Sei do custo de posicionamentos como este. Isolamento, desqualificação, ostracismo. Muitos dos nossos viveram isso e, de alguma maneira já experimento esse gosto junto ao partido que milito. E justamente pelo atrevimento de fazer apontamentos semelhantes aos que relato aqui. A História dirá.
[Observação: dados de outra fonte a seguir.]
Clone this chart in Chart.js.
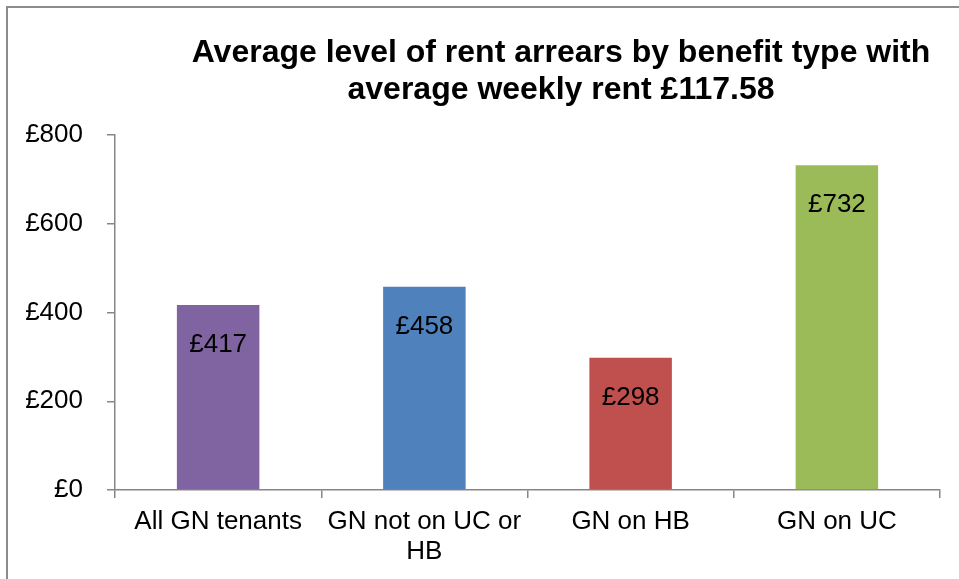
<!DOCTYPE html>
<html>
<head>
<meta charset="utf-8">
<script src="https://cdn.jsdelivr.net/npm/chart.js@4"></script>
<style>
  html, body { margin: 0; padding: 0; background: #fff; }
  #wrap { position: relative; width: 959px; height: 579px; overflow: hidden; }
  #frame { position: absolute; left: 6px; top: 6px; width: 1000px; height: 1000px; border-left: 2px solid #8c8c8c; border-top: 2px solid #8c8c8c; box-sizing: border-box; }
  #title { position: absolute; left: 161px; width: 800px; top: 33px; text-align: center; font: bold 32px "Liberation Sans", Arial, sans-serif; line-height: 37px; color: #000; white-space: nowrap; }
  canvas { position: absolute; left: 0; top: 0; }
</style>
</head>
<body>
<div id="wrap">
  <div id="frame"></div>
  <canvas id="c" width="959" height="579"></canvas>
  <div id="title">Average level of rent arrears by benefit type with<br>average weekly rent £117.58</div>
</div>
<script>
const categories = ['All GN tenants', ['GN not on UC or', 'HB'], 'GN on HB', 'GN on UC'];
const arrears = [417, 458, 298, 732];
const barColors = ['#8064A2', '#4F81BD', '#C0504D', '#9BBB59'];
const yTicks = [0, 200, 400, 600, 800];

const FONT = '"Liberation Sans", Arial, sans-serif';
const axisColor = '#868686';

const valueLabels = {
  id: 'valueLabels',
  afterDatasetsDraw(chart) {
    const ctx = chart.ctx;
    const meta = chart.getDatasetMeta(0);
    ctx.save();
    ctx.font = '26px ' + FONT;
    ctx.fillStyle = '#000';
    ctx.textAlign = 'center';
    ctx.textBaseline = 'middle';
    meta.data.forEach((bar, i) => {
      ctx.fillText('£' + arrears[i], bar.x, bar.y + 40);
    });
    ctx.restore();
  }
};

new Chart(document.getElementById('c'), {
  type: 'bar',
  data: {
    labels: categories,
    datasets: [{
      data: arrears,
      backgroundColor: barColors,
      borderWidth: 0,
      barPercentage: 0.5,
      categoryPercentage: 0.8
    }]
  },
  options: {
    responsive: false,
    animation: false,
    layout: { padding: { top: 135, right: 19, left: 0, bottom: 0 } },
    plugins: { legend: { display: false }, title: { display: false }, tooltip: { enabled: false } },
    scales: {
      x: {
        grid: { display: true, drawOnChartArea: false, drawTicks: true, tickLength: 8, color: axisColor, lineWidth: 1.5, offset: true },
        border: { display: true, color: axisColor, width: 1.5 },
        ticks: { color: '#000', font: { family: FONT, size: 26, lineHeight: 1.15 }, padding: 9, maxRotation: 0, autoSkip: false },
        afterFit(scale) { scale.height = 89; }
      },
      y: {
        min: 0, max: 800,
        afterBuildTicks(scale) { scale.ticks = yTicks.map(v => ({ value: v })); },
        grid: { display: true, drawOnChartArea: false, drawTicks: true, tickLength: 8, color: axisColor, lineWidth: 1.5 },
        border: { display: true, color: axisColor, width: 1.5 },
        ticks: { color: '#000', font: { family: FONT, size: 26 }, padding: 24, callback: v => '£' + v },
        afterFit(scale) { scale.width = 115; }
      }
    }
  },
  plugins: [valueLabels]
});
</script>
</body>
</html>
Para quem suportou ler até aqui, acho importante que saibam que esse relato é bastante pessoal mesmo. Sou dos que defendem partidos, sindicatos, valorizo e construo as Frentes que hoje dirigem a luta política em nosso campo. Mas não me parece respeitosa a forma como tratam a representação política negra nesses espaços. E digo isso fraternalmente, como alguém que acredita na luta coletiva. Não sou essencialista. Solano Trindade nos ensina: “Nem todo branco é inimigo, nem todo negro é aliado, companheiro é aquele que luta ao nosso lado”. Tenho plena consciência de que a questão racial não dá conta de todos os problemas brasileiros. Mas nenhum problema brasileiro será resolvido se não perpassar por essa questão. Reivindico posições de esquerda, seus pressupostos, seus valores. Humanidade, solidariedade, respeito, cuidado, partilha, justiça, igualdade, diversidade e tudo isso produzido e empregado aos oprimidos pela História, no caso brasileiro, povo negro-indígena, seguido dos pobres de todas as cores. De maneira que me resta dizer aos que heroicamente, e o faço com respeito, se dedicam à construção de uma alternativa popular para o Brasil que, ou a esquerda será negra, ou não será esquerda.